CONSUMER watchdog group BAN Toxics is urging the public to be cautious when buying candles, as the market begins selling various types and sizes of candles, both scented and unscented, made of wax and gel, in preparation for the All Saints’ Day and All Souls’ Day.
In its latest market monitoring, the group photo documented the selling of candles in Divisoria, Manila. These candles range in price from P35 to P200 each, depending on size and packaging. The group observed that some of the candles do not have proper labeling, such as manufacturers’ markers, ingredient lists, and precautionary statements for product safety.
“We call on the FDA and DTI to conduct post-marketing surveillance to ensure that the candles being offered in the market have met the SRP and the quality and safety standards,” said Thony Dizon, Toxics Campaigner of BAN Toxics.
The group reiterated the health advisory issued by the Food and Drug Administration (FDA) in 2016 against purchasing and using candles with lead-containing wicks, candles in metal containers that contain lead, and wicks used for candle-making that contain lead, as these pose an imminent hazard to public health.

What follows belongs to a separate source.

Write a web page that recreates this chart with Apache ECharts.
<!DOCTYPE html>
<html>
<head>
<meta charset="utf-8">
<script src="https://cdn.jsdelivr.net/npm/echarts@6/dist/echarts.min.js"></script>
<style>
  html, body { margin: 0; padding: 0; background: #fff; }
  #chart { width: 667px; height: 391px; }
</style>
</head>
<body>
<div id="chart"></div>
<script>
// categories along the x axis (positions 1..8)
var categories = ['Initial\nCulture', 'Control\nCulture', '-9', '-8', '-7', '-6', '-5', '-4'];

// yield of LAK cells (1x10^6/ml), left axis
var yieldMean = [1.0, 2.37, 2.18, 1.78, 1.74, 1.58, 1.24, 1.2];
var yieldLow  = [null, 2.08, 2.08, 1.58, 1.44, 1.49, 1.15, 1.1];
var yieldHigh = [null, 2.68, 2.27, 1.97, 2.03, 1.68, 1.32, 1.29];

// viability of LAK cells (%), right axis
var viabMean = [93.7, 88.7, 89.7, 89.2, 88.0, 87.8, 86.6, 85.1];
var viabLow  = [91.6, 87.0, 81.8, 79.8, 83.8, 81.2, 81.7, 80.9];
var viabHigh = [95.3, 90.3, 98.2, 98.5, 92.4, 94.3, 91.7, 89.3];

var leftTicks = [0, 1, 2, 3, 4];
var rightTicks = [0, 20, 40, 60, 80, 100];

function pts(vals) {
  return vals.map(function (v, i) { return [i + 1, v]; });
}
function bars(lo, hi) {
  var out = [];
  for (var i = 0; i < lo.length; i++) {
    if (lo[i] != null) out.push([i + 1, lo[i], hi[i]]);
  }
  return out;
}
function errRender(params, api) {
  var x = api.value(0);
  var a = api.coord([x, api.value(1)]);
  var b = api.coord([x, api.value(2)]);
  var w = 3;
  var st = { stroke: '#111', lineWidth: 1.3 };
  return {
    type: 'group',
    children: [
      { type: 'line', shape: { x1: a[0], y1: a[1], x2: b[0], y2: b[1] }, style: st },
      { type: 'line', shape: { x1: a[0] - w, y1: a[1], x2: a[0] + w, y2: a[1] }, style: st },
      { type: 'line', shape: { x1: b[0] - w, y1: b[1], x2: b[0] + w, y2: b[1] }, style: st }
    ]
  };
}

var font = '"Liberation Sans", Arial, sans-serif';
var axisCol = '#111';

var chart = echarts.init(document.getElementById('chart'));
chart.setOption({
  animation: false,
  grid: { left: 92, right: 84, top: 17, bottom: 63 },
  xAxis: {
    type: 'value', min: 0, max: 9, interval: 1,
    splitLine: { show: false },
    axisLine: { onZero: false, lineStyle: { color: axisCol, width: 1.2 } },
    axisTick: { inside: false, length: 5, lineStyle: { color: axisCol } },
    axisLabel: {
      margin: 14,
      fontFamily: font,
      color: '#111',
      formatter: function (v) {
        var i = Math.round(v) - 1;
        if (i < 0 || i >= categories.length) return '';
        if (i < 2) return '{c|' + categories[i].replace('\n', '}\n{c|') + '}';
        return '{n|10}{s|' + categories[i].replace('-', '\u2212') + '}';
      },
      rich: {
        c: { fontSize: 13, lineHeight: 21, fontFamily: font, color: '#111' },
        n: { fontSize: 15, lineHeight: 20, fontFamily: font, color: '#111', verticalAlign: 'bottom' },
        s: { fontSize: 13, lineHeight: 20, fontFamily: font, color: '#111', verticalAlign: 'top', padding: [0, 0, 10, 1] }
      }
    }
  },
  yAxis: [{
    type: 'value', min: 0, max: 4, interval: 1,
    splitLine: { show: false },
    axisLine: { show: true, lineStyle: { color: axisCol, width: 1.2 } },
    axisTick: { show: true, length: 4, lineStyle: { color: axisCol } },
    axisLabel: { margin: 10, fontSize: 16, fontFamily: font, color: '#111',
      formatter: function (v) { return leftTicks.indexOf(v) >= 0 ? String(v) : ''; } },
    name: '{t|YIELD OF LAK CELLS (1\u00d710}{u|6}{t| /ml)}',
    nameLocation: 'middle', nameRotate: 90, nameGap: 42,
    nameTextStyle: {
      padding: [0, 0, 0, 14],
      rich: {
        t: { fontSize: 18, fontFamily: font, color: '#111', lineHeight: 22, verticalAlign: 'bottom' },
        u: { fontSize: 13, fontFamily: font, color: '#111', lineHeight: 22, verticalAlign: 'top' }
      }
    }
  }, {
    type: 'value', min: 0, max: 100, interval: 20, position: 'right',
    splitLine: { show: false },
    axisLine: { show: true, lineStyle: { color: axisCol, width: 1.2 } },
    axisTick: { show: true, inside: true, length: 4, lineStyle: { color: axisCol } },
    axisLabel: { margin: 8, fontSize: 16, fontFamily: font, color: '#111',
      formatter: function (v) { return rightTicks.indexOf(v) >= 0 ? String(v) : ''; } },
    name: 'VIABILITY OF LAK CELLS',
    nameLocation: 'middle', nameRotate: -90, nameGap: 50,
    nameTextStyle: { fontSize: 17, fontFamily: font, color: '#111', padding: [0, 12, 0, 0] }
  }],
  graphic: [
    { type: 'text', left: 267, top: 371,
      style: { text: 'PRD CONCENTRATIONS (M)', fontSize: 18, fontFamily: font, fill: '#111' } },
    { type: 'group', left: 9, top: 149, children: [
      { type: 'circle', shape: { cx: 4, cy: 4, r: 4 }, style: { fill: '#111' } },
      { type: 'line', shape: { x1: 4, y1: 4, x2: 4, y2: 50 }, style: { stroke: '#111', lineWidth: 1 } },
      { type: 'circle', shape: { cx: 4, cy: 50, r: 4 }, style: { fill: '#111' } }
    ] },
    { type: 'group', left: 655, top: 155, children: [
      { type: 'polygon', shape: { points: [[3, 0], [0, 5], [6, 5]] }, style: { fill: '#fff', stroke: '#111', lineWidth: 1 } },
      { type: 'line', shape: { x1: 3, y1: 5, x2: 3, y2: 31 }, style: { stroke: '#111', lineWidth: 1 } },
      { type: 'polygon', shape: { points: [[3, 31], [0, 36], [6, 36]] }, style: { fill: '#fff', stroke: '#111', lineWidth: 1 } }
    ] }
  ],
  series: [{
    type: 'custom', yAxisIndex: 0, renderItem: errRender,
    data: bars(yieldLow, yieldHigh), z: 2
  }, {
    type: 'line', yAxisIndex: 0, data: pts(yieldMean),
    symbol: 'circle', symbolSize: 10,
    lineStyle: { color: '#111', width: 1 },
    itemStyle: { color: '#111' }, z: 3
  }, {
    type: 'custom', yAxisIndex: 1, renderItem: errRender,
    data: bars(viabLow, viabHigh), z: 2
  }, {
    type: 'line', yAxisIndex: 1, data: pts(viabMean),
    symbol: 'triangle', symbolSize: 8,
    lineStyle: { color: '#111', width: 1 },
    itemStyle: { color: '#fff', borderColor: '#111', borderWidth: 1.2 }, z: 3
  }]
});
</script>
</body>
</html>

According to the advisory, the purpose of the wick is to deliver fuel (wax) to the flame. Acting like a fuel pump, the wick draws the liquefied wax up into the flame to burn.
“BAN Toxics will continue to monitor the market and identify lead-cored wick candles that could pose dangers to the public due to lead emitted fumes,” Dizon added.

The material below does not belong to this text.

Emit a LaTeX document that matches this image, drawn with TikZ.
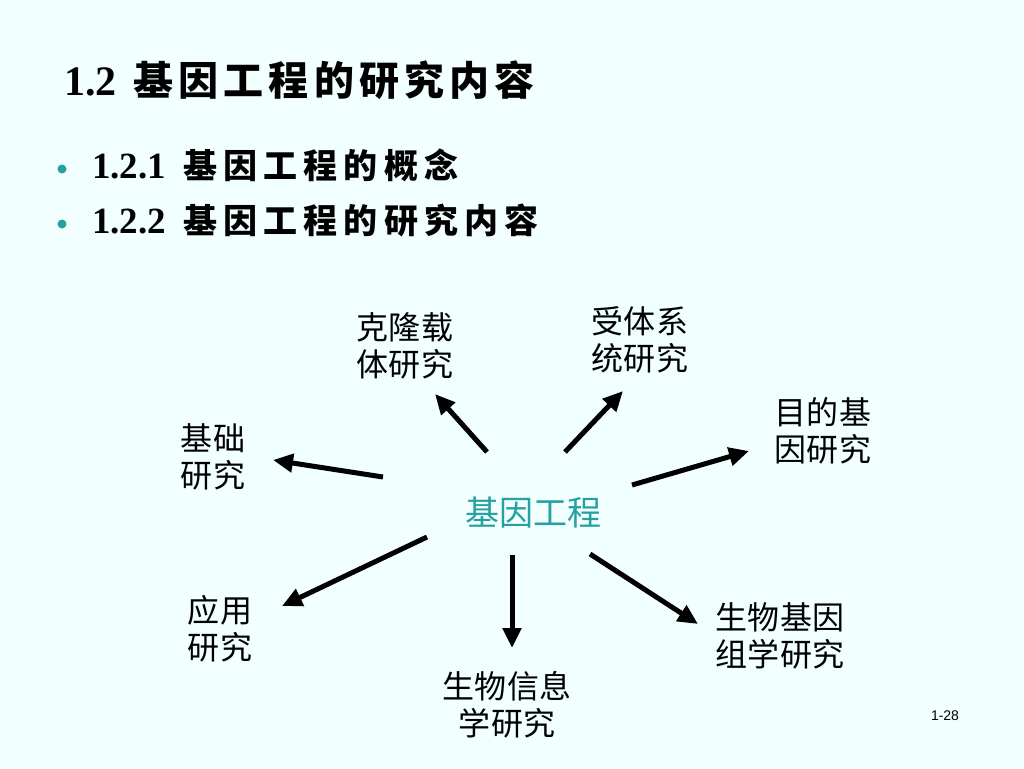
\documentclass[tikz,border=0pt]{standalone}
\usepackage{fontspec}
\setmainfont{Liberation Serif}
\setsansfont{Liberation Sans}
\newfontfamily\cjk{Noto Sans CJK SC}
\usetikzlibrary{arrows.meta}
\definecolor{slidebg}{RGB}{242,255,255}
\definecolor{tealmark}{RGB}{38,160,160}

\begin{document}
\begin{tikzpicture}[x=1pt,y=-1pt,
  lbl/.style={font=\cjk\fontsize{32}{37}\selectfont\addfontfeature{LetterSpace=2},
    align=center,inner sep=0pt},
  hd/.style={anchor=base west,inner sep=0pt},
  dot/.style={circle,fill=tealmark,inner sep=0pt,minimum size=9pt},
  arr/.style={-{Triangle[length=20pt,width=18pt]},line width=5pt}]
\fill[slidebg] (0,0) rectangle (1024,768);
\useasboundingbox (0,0) rectangle (1024,768);
% heading and bullets
\node[hd] (title) at (64,95) {\fontsize{42}{46}\selectfont\bfseries 1.2\hspace{6pt}
  {\cjk\fontsize{40}{44}\selectfont\addfontfeature{LetterSpace=13}基因工程的研究内容}};
\node[dot] (b1) at (62,169) {};
\node[dot] (b2) at (62,224) {};
\node[hd] (sub1) at (92,178) {\fontsize{37}{40}\selectfont\bfseries 1.2.1\hspace{8pt}
  {\cjk\fontsize{34}{38}\selectfont\addfontfeature{LetterSpace=18}基因工程的概念}};
\node[hd] (sub2) at (92,233) {\fontsize{37}{40}\selectfont\bfseries 1.2.2\hspace{8pt}
  {\cjk\fontsize{34}{38}\selectfont\addfontfeature{LetterSpace=18}基因工程的研究内容}};
% diagram
\node[lbl,text=tealmark,font=\cjk\fontsize{34}{37}\selectfont] (core) at (533,513) {基因工程};
\node[lbl] (vec) at (405,346) {克隆载\\体研究};
\node[lbl] (host) at (640,340) {受体系\\统研究};
\node[lbl] (target) at (823,431) {目的基\\因研究};
\node[lbl] (basic) at (213,457) {基础\\研究};
\node[lbl] (appl) at (220,629) {应用\\研究};
\node[lbl] (bioinf) at (507,705) {生物信息\\学研究};
\node[lbl] (genom) at (780,636) {生物基因\\组学研究};
\node[font=\sffamily\fontsize{14}{16}\selectfont,inner sep=0pt] (pg) at (945,716) {1-28};
% arrow ends
\coordinate (t1) at (487,452); \coordinate (h1) at (435,394);
\coordinate (t2) at (565,452); \coordinate (h2) at (623,391);
\coordinate (t3) at (632,485); \coordinate (h3) at (749,451);
\coordinate (t4) at (383,477); \coordinate (h4) at (273,460);
\coordinate (t5) at (427,537); \coordinate (h5) at (282,606);
\coordinate (t6) at (512,555); \coordinate (h6) at (512,648);
\coordinate (t7) at (590,554); \coordinate (h7) at (698,624);
\foreach \i in {1,...,7}
  \draw[arr] (t\i) -- (h\i);
\end{tikzpicture}
\end{document}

Public health experts have confirmed that lead emissions from any source present health risks and can lead to elevated blood lead levels in unborn babies and young children. As a lead-cored wick candle burns, some of the lead may vaporize and be released into the air, leading to toxic effects such as neurological damage, delayed mental and physical development, and attention and learning deficiencies.
The U.S. Consumer Product Safety Commission (CPSC) bans the manufacture and sale of lead-cored wicks and candles with lead-cored wicks. CPSC warned consumers of the potential dangers from exposure to candles containing lead-cored wicks that could inflict lead poisoning hazard to children. In 2002, the Australian Government imposed a permanent ban on candles with wicks that contain greater than 0.06% lead by weight.
To guide the consumers, the group has provided the following safety tips for purchasing and using candles:
1. Always check the label of the candles.
2. Opt for candles with cotton wicks and avoid lighting candles with metal inside the wicks (black or gray-colored metal).
3. Place the candle in a stable holder and refrain from using cardboard, plastic covers, or any flammable materials.
4. Remind children not to play with candles and wax drips to prevent skin burns.
5. When leaving cemeteries, do not leave the candles burning or throw lit candles in the trash to prevent open burning.
6. Make sure to minimize the waste to keep cemeteries trash-free.
The group further reminded the public to observe cleanliness and sway away from littering and trashing the cemeteries as well as columbaries.
“We need to respect the resting place of our departed loved ones by practicing toxic-free and waste-free UNDAS to commemorate the occasion,” the consumer group expressed.